__EXERCISE__. Can you transcribe the data exactly? Leave the pictures out.

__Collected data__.
Begin

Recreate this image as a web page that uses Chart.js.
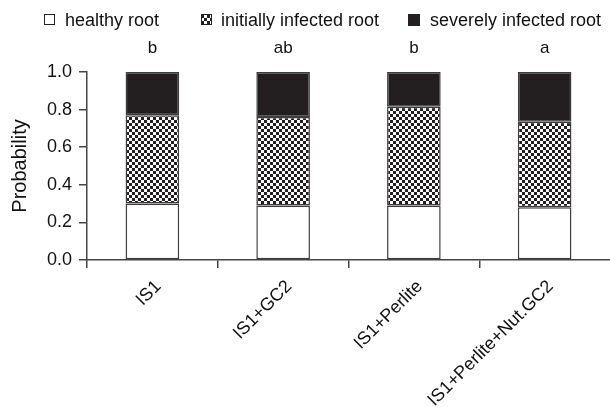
<!DOCTYPE html>
<html>
<head>
<meta charset="utf-8">
<script src="https://cdn.jsdelivr.net/npm/chart.js@4/dist/chart.umd.min.js"></script>
<style>
  html, body { margin: 0; padding: 0; background: #fff; }
  #wrap { width: 610px; height: 407px; }
</style>
</head>
<body>
<div id="wrap"><canvas id="c" width="610" height="407"></canvas></div>
<script>
// Treatments and root-condition probabilities (stacked to 1.0)
const categories = ['IS1', 'IS1+GC2', 'IS1+Perlite', 'IS1+Perlite+Nut.GC2'];
const healthyRoot = [0.30, 0.29, 0.29, 0.28];
const initiallyInfected = [0.47, 0.47, 0.525, 0.455];
const severelyInfected = [0.23, 0.24, 0.185, 0.265];
const groupLetters = ['b', 'ab', 'b', 'a'];
const seriesNames = ['healthy root', 'initially infected root', 'severely infected root'];
const yTicks = [0.0, 0.2, 0.4, 0.6, 0.8, 1.0];

const FONT = "'Liberation Sans', Arial, Helvetica, sans-serif";
const INK = '#231f20';
const EDGE = '#3d3d3d';
const AXIS = '#444444';

// Black/white checkerboard fill
function makeChecker(cell) {
  const pc = document.createElement('canvas');
  pc.width = cell * 2; pc.height = cell * 2;
  const g = pc.getContext('2d');
  g.fillStyle = '#ffffff';
  g.fillRect(0, 0, cell * 2, cell * 2);
  g.fillStyle = INK;
  g.fillRect(0, 0, cell, cell);
  g.fillRect(cell, cell, cell, cell);
  return g.createPattern(pc, 'repeat');
}
const ctx0 = document.getElementById('c').getContext('2d');
const checker = makeChecker(3);

// Legend row and significance letters
const annotations = {
  id: 'annotations',
  afterDraw(chart) {
    const ctx = chart.ctx;
    ctx.save();
    ctx.font = '18px ' + FONT;
    ctx.textBaseline = 'alphabetic';
    ctx.textAlign = 'left';
    const items = [
      { box: [44, 14, 11, 11], fill: '#ffffff', tx: 65 },
      { box: [201, 14, 11, 11], fill: checker, tx: 221 },
      { box: [408, 14, 12, 12], fill: INK, tx: 430 }
    ];
    items.forEach((it, i) => {
      const [x, y, w, h] = it.box;
      ctx.fillStyle = it.fill;
      ctx.fillRect(x, y, w, h);
      ctx.strokeStyle = '#222';
      ctx.lineWidth = 1;
      ctx.strokeRect(x + 0.5, y + 0.5, w - 1, h - 1);
      ctx.fillStyle = '#111';
      ctx.fillText(seriesNames[i], it.tx, 26);
    });
    const xs = chart.scales.x;
    ctx.textAlign = 'center';
    ctx.font = '17px ' + FONT;
    groupLetters.forEach((l, i) => {
      ctx.fillText(l, xs.getPixelForValue(i), 53);
    });
    ctx.restore();
  }
};

new Chart(ctx0, {
  type: 'bar',
  data: {
    labels: categories,
    datasets: [
      { label: seriesNames[0], data: healthyRoot, backgroundColor: '#ffffff' },
      { label: seriesNames[1], data: initiallyInfected, backgroundColor: checker },
      { label: seriesNames[2], data: severelyInfected, backgroundColor: INK }
    ].map(d => Object.assign(d, {
      borderColor: EDGE,
      borderWidth: 1.5,
      borderSkipped: false,
      barPercentage: 0.41,
      categoryPercentage: 1.0
    }))
  },
  plugins: [annotations],
  options: {
    responsive: false,
    animation: false,
    devicePixelRatio: 1,
    layout: { padding: { top: 72, right: 0, left: 0, bottom: 0 } },
    plugins: {
      legend: { display: false },
      tooltip: { enabled: false }
    },
    scales: {
      x: {
        stacked: true,
        offset: true,
        afterFit(s) { s.height = 147; },
        grid: {
          display: true,
          drawOnChartArea: false,
          offset: true,
          tickLength: 8,
          // no tick mark at the far right end of the axis
          color: c => (c.index >= categories.length || c.tick === undefined) ? 'rgba(0,0,0,0)' : AXIS,
          lineWidth: 1.5
        },
        border: { display: true, color: AXIS, width: 1.5 },
        ticks: {
          minRotation: 45,
          maxRotation: 45,
          autoSkip: false,
          padding: 8,
          labelOffset: 6,
          color: '#111',
          font: { family: FONT, size: 18 }
        }
      },
      y: {
        stacked: true,
        min: 0,
        max: 1,
        afterFit(s) { s.width = 87; },
        afterBuildTicks(s) { s.ticks = yTicks.map(v => ({ value: v })); },
        grid: {
          display: true,
          drawOnChartArea: false,
          tickLength: 8,
          color: AXIS,
          lineWidth: 1.5
        },
        border: { display: true, color: AXIS, width: 1.5 },
        ticks: {
          padding: 7,
          color: '#111',
          font: { family: FONT, size: 18 },
          callback: v => Number(v).toFixed(1)
        },
        title: {
          display: true,
          text: 'Probability',
          color: '#111',
          font: { family: FONT, size: 20 },
          padding: { top: 8, bottom: 0 }
        }
      }
    }
  }
});
</script>
</body>
</html>
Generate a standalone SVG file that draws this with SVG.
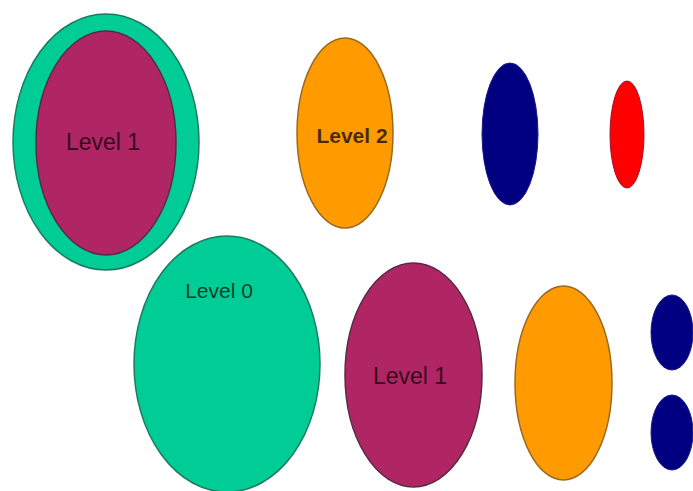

End

__ANSWER FOR THIS EXERCISE__.
Recreate this image as a web page that uses Chart.js.
<!DOCTYPE html>
<html>
<head>
<meta charset="utf-8">
<script src="https://cdn.jsdelivr.net/npm/chart.js@4/dist/chart.umd.min.js"></script>
<style>
  html, body { margin: 0; padding: 0; background: #fff; }
  #wrap { width: 610px; height: 407px; }
</style>
</head>
<body>
<div id="wrap"><canvas id="c" width="610" height="407"></canvas></div>
<script>
// Treatments and root-condition probabilities (stacked to 1.0)
const categories = ['IS1', 'IS1+GC2', 'IS1+Perlite', 'IS1+Perlite+Nut.GC2'];
const healthyRoot = [0.30, 0.29, 0.29, 0.28];
const initiallyInfected = [0.47, 0.47, 0.525, 0.455];
const severelyInfected = [0.23, 0.24, 0.185, 0.265];
const groupLetters = ['b', 'ab', 'b', 'a'];
const seriesNames = ['healthy root', 'initially infected root', 'severely infected root'];
const yTicks = [0.0, 0.2, 0.4, 0.6, 0.8, 1.0];

const FONT = "'Liberation Sans', Arial, Helvetica, sans-serif";
const INK = '#231f20';
const EDGE = '#3d3d3d';
const AXIS = '#444444';

// Black/white checkerboard fill
function makeChecker(cell) {
  const pc = document.createElement('canvas');
  pc.width = cell * 2; pc.height = cell * 2;
  const g = pc.getContext('2d');
  g.fillStyle = '#ffffff';
  g.fillRect(0, 0, cell * 2, cell * 2);
  g.fillStyle = INK;
  g.fillRect(0, 0, cell, cell);
  g.fillRect(cell, cell, cell, cell);
  return g.createPattern(pc, 'repeat');
}
const ctx0 = document.getElementById('c').getContext('2d');
const checker = makeChecker(3);

// Legend row and significance letters
const annotations = {
  id: 'annotations',
  afterDraw(chart) {
    const ctx = chart.ctx;
    ctx.save();
    ctx.font = '18px ' + FONT;
    ctx.textBaseline = 'alphabetic';
    ctx.textAlign = 'left';
    const items = [
      { box: [44, 14, 11, 11], fill: '#ffffff', tx: 65 },
      { box: [201, 14, 11, 11], fill: checker, tx: 221 },
      { box: [408, 14, 12, 12], fill: INK, tx: 430 }
    ];
    items.forEach((it, i) => {
      const [x, y, w, h] = it.box;
      ctx.fillStyle = it.fill;
      ctx.fillRect(x, y, w, h);
      ctx.strokeStyle = '#222';
      ctx.lineWidth = 1;
      ctx.strokeRect(x + 0.5, y + 0.5, w - 1, h - 1);
      ctx.fillStyle = '#111';
      ctx.fillText(seriesNames[i], it.tx, 26);
    });
    const xs = chart.scales.x;
    ctx.textAlign = 'center';
    ctx.font = '17px ' + FONT;
    groupLetters.forEach((l, i) => {
      ctx.fillText(l, xs.getPixelForValue(i), 53);
    });
    ctx.restore();
  }
};

new Chart(ctx0, {
  type: 'bar',
  data: {
    labels: categories,
    datasets: [
      { label: seriesNames[0], data: healthyRoot, backgroundColor: '#ffffff' },
      { label: seriesNames[1], data: initiallyInfected, backgroundColor: checker },
      { label: seriesNames[2], data: severelyInfected, backgroundColor: INK }
    ].map(d => Object.assign(d, {
      borderColor: EDGE,
      borderWidth: 1.5,
      borderSkipped: false,
      barPercentage: 0.41,
      categoryPercentage: 1.0
    }))
  },
  plugins: [annotations],
  options: {
    responsive: false,
    animation: false,
    devicePixelRatio: 1,
    layout: { padding: { top: 72, right: 0, left: 0, bottom: 0 } },
    plugins: {
      legend: { display: false },
      tooltip: { enabled: false }
    },
    scales: {
      x: {
        stacked: true,
        offset: true,
        afterFit(s) { s.height = 147; },
        grid: {
          display: true,
          drawOnChartArea: false,
          offset: true,
          tickLength: 8,
          // no tick mark at the far right end of the axis
          color: c => (c.index >= categories.length || c.tick === undefined) ? 'rgba(0,0,0,0)' : AXIS,
          lineWidth: 1.5
        },
        border: { display: true, color: AXIS, width: 1.5 },
        ticks: {
          minRotation: 45,
          maxRotation: 45,
          autoSkip: false,
          padding: 8,
          labelOffset: 6,
          color: '#111',
          font: { family: FONT, size: 18 }
        }
      },
      y: {
        stacked: true,
        min: 0,
        max: 1,
        afterFit(s) { s.width = 87; },
        afterBuildTicks(s) { s.ticks = yTicks.map(v => ({ value: v })); },
        grid: {
          display: true,
          drawOnChartArea: false,
          tickLength: 8,
          color: AXIS,
          lineWidth: 1.5
        },
        border: { display: true, color: AXIS, width: 1.5 },
        ticks: {
          padding: 7,
          color: '#111',
          font: { family: FONT, size: 18 },
          callback: v => Number(v).toFixed(1)
        },
        title: {
          display: true,
          text: 'Probability',
          color: '#111',
          font: { family: FONT, size: 20 },
          padding: { top: 8, bottom: 0 }
        }
      }
    }
  }
});
</script>
</body>
</html>
Generate a standalone SVG file that draws this with SVG.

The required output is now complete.